■ TASK STATEMENT
Copy out all lines in the data below containing the string "this".

■ DATA SECTION
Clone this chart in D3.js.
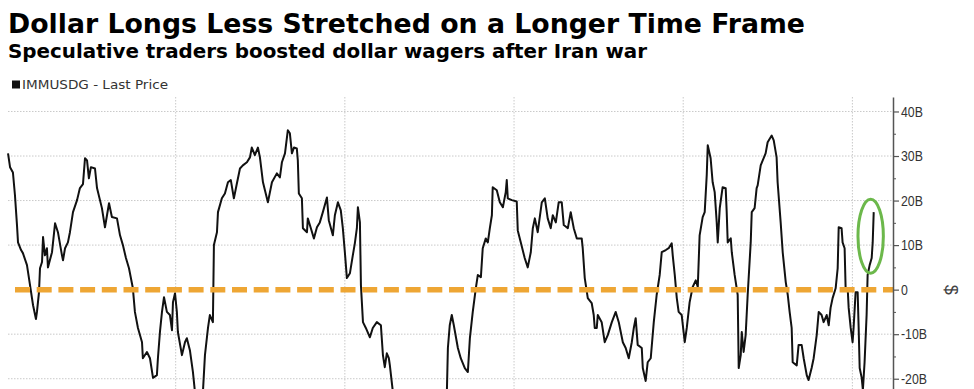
<!DOCTYPE html>
<html>
<head>
<meta charset="utf-8">
<script src="https://cdn.jsdelivr.net/npm/d3@7"></script>
<style>
  body { margin: 0; background: #fff; }
  svg { display: block; font-family: "DejaVu Sans", sans-serif; }
</style>
</head>
<body>
<div id="chart"></div>
<script>
const title = "Dollar Longs Less Stretched on a Longer Time Frame";
const subtitle = "Speculative traders boosted dollar wagers after Iran war";
const seriesName = "IMMUSDG - Last Price";
const unitLabel = "$";
const yTicks = [-20, -10, 0, 10, 20, 30, 40];
const yMinorTicks = [-25, -15, -5, 5, 15, 25, 35];
const gridPeriods = [1, 2, 3, 4, 5];

// position along the time axis, in grid periods
const period = [
  0.009,0.021,0.038,0.050,0.062,0.068,0.086,0.097,0.121,0.139,
  0.157,0.174,0.180,0.192,0.198,0.210,0.216,0.227,0.239,0.245,
  0.269,0.287,0.304,0.328,0.334,0.346,0.363,0.375,0.393,0.417,
  0.434,0.452,0.464,0.476,0.487,0.499,0.523,0.535,0.564,0.582,
  0.594,0.606,0.623,0.653,0.671,0.688,0.706,0.724,0.747,0.759,
  0.777,0.801,0.806,0.830,0.848,0.866,0.889,0.895,0.907,0.919,
  0.931,0.948,0.966,0.978,0.984,0.996,1.007,1.013,1.037,1.055,
  1.066,1.084,1.102,1.114,1.137,1.161,1.173,1.191,1.202,1.220,
  1.226,1.244,1.250,1.273,1.291,1.309,1.326,1.344,1.362,1.380,
  1.397,1.421,1.439,1.450,1.468,1.486,1.498,1.516,1.545,1.569,
  1.598,1.616,1.628,1.646,1.663,1.675,1.687,1.699,1.716,1.722,
  1.728,1.746,1.752,1.776,1.781,1.799,1.817,1.835,1.852,1.870,
  1.894,1.905,1.929,1.941,1.959,1.976,1.988,2.000,2.012,2.030,
  2.047,2.059,2.071,2.077,2.089,2.095,2.107,2.124,2.148,2.165,
  2.189,2.213,2.225,2.236,2.248,2.260,2.266,2.284,2.350,2.450,
  2.550,2.603,2.609,2.620,2.632,2.644,2.668,2.685,2.709,2.727,
  2.739,2.756,2.774,2.786,2.804,2.815,2.833,2.845,2.857,2.869,
  2.874,2.898,2.916,2.934,2.951,2.957,2.963,2.987,3.016,3.022,
  3.040,3.063,3.081,3.099,3.111,3.123,3.140,3.164,3.182,3.199,
  3.217,3.229,3.247,3.264,3.282,3.294,3.318,3.335,3.353,3.371,
  3.400,3.406,3.418,3.436,3.459,3.471,3.477,3.489,3.495,3.518,
  3.536,3.554,3.578,3.601,3.619,3.643,3.660,3.678,3.696,3.708,
  3.719,3.731,3.755,3.761,3.778,3.790,3.808,3.826,3.843,3.861,
  3.873,3.897,3.914,3.932,3.938,3.950,3.962,3.973,3.991,4.009,
  4.021,4.038,4.056,4.074,4.086,4.097,4.115,4.127,4.139,4.145,
  4.162,4.174,4.186,4.198,4.204,4.216,4.233,4.251,4.257,4.263,
  4.281,4.287,4.304,4.322,4.328,4.340,4.346,4.357,4.369,4.381,
  4.399,4.405,4.422,4.434,4.440,4.458,4.470,4.487,4.499,4.523,
  4.535,4.552,4.558,4.576,4.588,4.606,4.618,4.629,4.641,4.647,
  4.671,4.682,4.700,4.712,4.730,4.741,4.759,4.771,4.789,4.801,
  4.818,4.830,4.848,4.860,4.871,4.883,4.901,4.913,4.919,4.936,
  4.942,4.954,4.960,4.972,4.978,4.990,5.001,5.007,5.019,5.031,
  5.037,5.043,5.055,5.062,5.072,5.084,5.090,5.102,5.114,5.120,
  5.126
];

// net speculative dollar position, $ billions
const netLong = [
  30.6,27.5,26.3,21.2,14.5,10.6,8.9,8.2,5.5,1.0,
  -3.5,-6.6,-5.0,-0.6,4.8,6.2,11.8,7.7,9.3,5.0,
  8.4,14.9,12.9,7.7,6.6,9.3,10.6,12.9,17.4,20.1,
  22.8,23.7,29.5,29.0,25.0,27.5,27.2,22.8,18.3,14.0,
  16.7,19.4,16.3,16.0,12.2,10.0,7.1,4.8,0.3,-5.0,
  -8.6,-11.8,-15.4,-14.0,-15.4,-19.8,-19.2,-15.4,-9.5,-5.0,
  -1.7,-5.0,-5.7,-9.1,-2.8,-0.8,-5.0,-9.5,-14.7,-11.8,
  -10.9,-13.6,-18.5,-23,-26,-23,-14.7,-8.6,-5.7,-7.3,
  10.0,12.9,17.4,20.5,21.6,24.1,24.6,20.5,23.9,27.2,
  27.9,28.6,29.7,31.9,30.2,31.9,29.7,24.1,19.6,24.1,
  26.1,25.2,28.6,30.6,35.8,35.1,30.6,31.9,31.7,29.0,
  21.6,20.5,13.8,12.9,16.0,13.8,11.5,14.0,15.1,17.4,
  20.7,15.6,12.2,16.7,19.6,17.8,13.8,8.4,2.6,3.7,
  7.7,10.4,13.8,18.5,15.1,1.0,-7.3,-8.6,-10.7,-8.6,
  -7.3,-8.0,-14.7,-17.4,-14.3,-15.4,-17.0,-23,-27,-30,
  -26,-23,-13.1,-8.0,-5.7,-8.0,-13.1,-15.4,-17.6,-18.5,
  -10.9,-5.0,0.3,3.3,2.8,9.3,11.5,10.6,13.8,16.7,
  23.0,22.3,19.6,18.5,21.9,24.6,20.5,20.1,19.8,13.3,
  10.6,7.1,5.0,8.4,13.8,16.0,12.9,19.6,20.5,16.0,
  13.8,16.7,15.1,19.6,19.6,14.5,13.8,17.4,13.8,11.5,
  11.5,9.3,2.6,-1.9,-3.0,-5.7,-8.6,-8.6,-5.7,-7.3,
  -11.8,-10.2,-7.3,-5.0,-7.3,-11.8,-13.1,-15.4,-11.8,-8.6,
  -6.4,-12.4,-13.1,-17.6,-20.5,-16.3,-15.4,-7.3,-1.2,3.3,
  8.4,8.9,9.3,10.4,7.7,3.3,-1.9,-5.0,-5.7,-11.8,
  -8.6,-2.8,0.6,2.1,0.6,12.2,16.3,17.4,25.7,32.4,
  29.5,24.1,21.9,15.1,10.6,18.3,23.0,22.8,17.4,10.6,
  11.5,8.4,3.3,-1.2,-17.6,-14.7,-9.5,-14.0,-10.2,-1.2,
  10.6,17.4,18.3,22.8,23.4,27.9,29.0,30.6,33.1,34.6,
  33.5,29.7,24.1,15.1,8.4,1.7,-1.2,-5.0,-8.6,-16.3,
  -17.0,-12.4,-12.4,-15.4,-19.2,-20.3,-17.6,-15.4,-10.2,-5.0,
  -5.7,-7.3,-5.7,-8.0,-4.1,-1.9,0.3,4.8,14.0,13.8,
  10.6,9.3,0.3,0.3,-4.1,-8.6,-11.8,-8.6,-0.6,-0.6,
  -8.6,-17.6,-19.8,-22.5,-16.3,-5.7,3.3,5.5,7.1,10.6,
  17.4
];

// the recent jump that the green ring marks
const highlight = { period: 5.108, value: 12.0, halfPeriod: 0.075, halfValue: 8.3 };

const theme = {
  line: "#111",
  zero: "#eea634",
  ring: "#6cb84b",
  grid: "#c9c9c9",
  axis: "#555",
  text: "#333",
};

const width = 974;
const height = 389;
const margin = { left: 6.5, right: 81, top: 97, bottom: -12 };

const data = d3.zip(period, netLong).map(([x, y]) => ({ x, y }));

const svg = d3
  .select("#chart")
  .append("svg")
  .attr("width", width)
  .attr("height", height);

svg.append("rect").attr("width", width).attr("height", height).attr("fill", "#fff");

const xScale = d3
  .scaleLinear()
  .domain([0, 5.24])
  .range([margin.left, width - margin.right]);

const yScale = d3
  .scaleLinear()
  .domain([-25, 43.25])
  .range([height - margin.bottom, margin.top]);

const plotRight = width - margin.right;

// titles
svg
  .append("text")
  .attr("x", 8)
  .attr("y", 33)
  .attr("font-size", 27)
  .attr("font-weight", "bold")
  .attr("fill", "#000")
  .attr("textLength", 797)
  .attr("lengthAdjust", "spacingAndGlyphs")
  .text(title);

svg
  .append("text")
  .attr("x", 8)
  .attr("y", 58)
  .attr("font-size", 19)
  .attr("font-weight", "bold")
  .attr("fill", "#000")
  .attr("textLength", 639)
  .attr("lengthAdjust", "spacingAndGlyphs")
  .text(subtitle);

// legend
svg
  .append("rect")
  .attr("x", 12)
  .attr("y", 80.5)
  .attr("width", 8)
  .attr("height", 8)
  .attr("fill", theme.line);
svg
  .append("text")
  .attr("x", 22)
  .attr("y", 89)
  .attr("font-size", 12.5)
  .attr("fill", theme.text)
  .attr("textLength", 146)
  .attr("lengthAdjust", "spacingAndGlyphs")
  .text(seriesName);

// grid
const grid = svg.append("g");
grid
  .selectAll("line.h")
  .data(yTicks.filter((d) => d !== 0))
  .join("line")
  .attr("x1", 8)
  .attr("x2", plotRight)
  .attr("y1", (d) => yScale(d))
  .attr("y2", (d) => yScale(d))
  .attr("stroke", theme.grid)
  .attr("stroke-width", 1)
  .attr("stroke-dasharray", "1.5 1.5");
grid
  .selectAll("line.v")
  .data(gridPeriods)
  .join("line")
  .attr("x1", (d) => xScale(d))
  .attr("x2", (d) => xScale(d))
  .attr("y1", margin.top)
  .attr("y2", height)
  .attr("stroke", theme.grid)
  .attr("stroke-width", 1)
  .attr("stroke-dasharray", "1.5 1.5");

// series
svg
  .append("clipPath")
  .attr("id", "plotClip")
  .append("rect")
  .attr("x", margin.left)
  .attr("y", margin.top)
  .attr("width", plotRight - margin.left)
  .attr("height", height - margin.top);

const line = d3
  .line()
  .x((d) => xScale(d.x))
  .y((d) => yScale(d.y));

svg
  .append("path")
  .attr("clip-path", "url(#plotClip)")
  .attr("fill", "none")
  .attr("stroke", theme.line)
  .attr("stroke-width", 2)
  .attr("stroke-linejoin", "round")
  .attr("d", line(data));

// zero line
svg
  .append("line")
  .attr("x1", 15)
  .attr("x2", plotRight)
  .attr("y1", yScale(0))
  .attr("y2", yScale(0))
  .attr("stroke", theme.zero)
  .attr("stroke-width", 5.5)
  .attr("stroke-dasharray", "15 6.7");

// ring round the latest move
svg
  .append("ellipse")
  .attr("cx", xScale(highlight.period))
  .attr("cy", yScale(highlight.value))
  .attr("rx", xScale(highlight.period + highlight.halfPeriod) - xScale(highlight.period))
  .attr("ry", yScale(highlight.value - highlight.halfValue) - yScale(highlight.value))
  .attr("fill", "none")
  .attr("stroke", theme.ring)
  .attr("stroke-width", 3);

// y axis
const yAxis = svg
  .append("g")
  .attr("transform", `translate(${plotRight}, 0)`)
  .call(
    d3
      .axisRight(yScale)
      .tickValues(yTicks)
      .tickSize(6)
      .tickSizeOuter(0)
      .tickPadding(2)
      .tickFormat((d) => (d === 0 ? "0" : `${d}B`))
  );
yAxis.select(".domain").attr("stroke", theme.axis).attr("stroke-width", 1.5);
yAxis.selectAll(".tick line").attr("stroke", theme.axis).attr("stroke-width", 1.2);
yAxis
  .selectAll(".tick text")
  .attr("fill", theme.text)
  .attr("font-family", "'Liberation Sans', Arial, sans-serif")
  .attr("font-size", 15)
  .each(function () {
    const w = this.getComputedTextLength();
    d3.select(this).attr("textLength", w * 0.82).attr("lengthAdjust", "spacingAndGlyphs");
  });

svg
  .append("g")
  .attr("transform", `translate(${plotRight}, 0)`)
  .call(d3.axisRight(yScale).tickValues(yMinorTicks).tickSize(3).tickFormat(""))
  .call((g) => g.select(".domain").remove())
  .selectAll(".tick line")
  .attr("stroke", theme.axis)
  .attr("stroke-width", 1);

svg
  .append("text")
  .attr("transform", `translate(951, ${yScale(0)}) rotate(90)`)
  .attr("text-anchor", "middle")
  .attr("dy", "0.35em")
  .attr("font-family", "'Liberation Sans', Arial, sans-serif")
  .attr("font-size", 18)
  .attr("fill", "#444")
  .text(unitLabel);
</script>
</body>
</html>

■ ANSWER FOR THE TASK
Clone this chart in D3.js.
    const w = this.getComputedTextLength();
    d3.select(this).attr("textLength", w * 0.82).attr("lengthAdjust", "spacingAndGlyphs");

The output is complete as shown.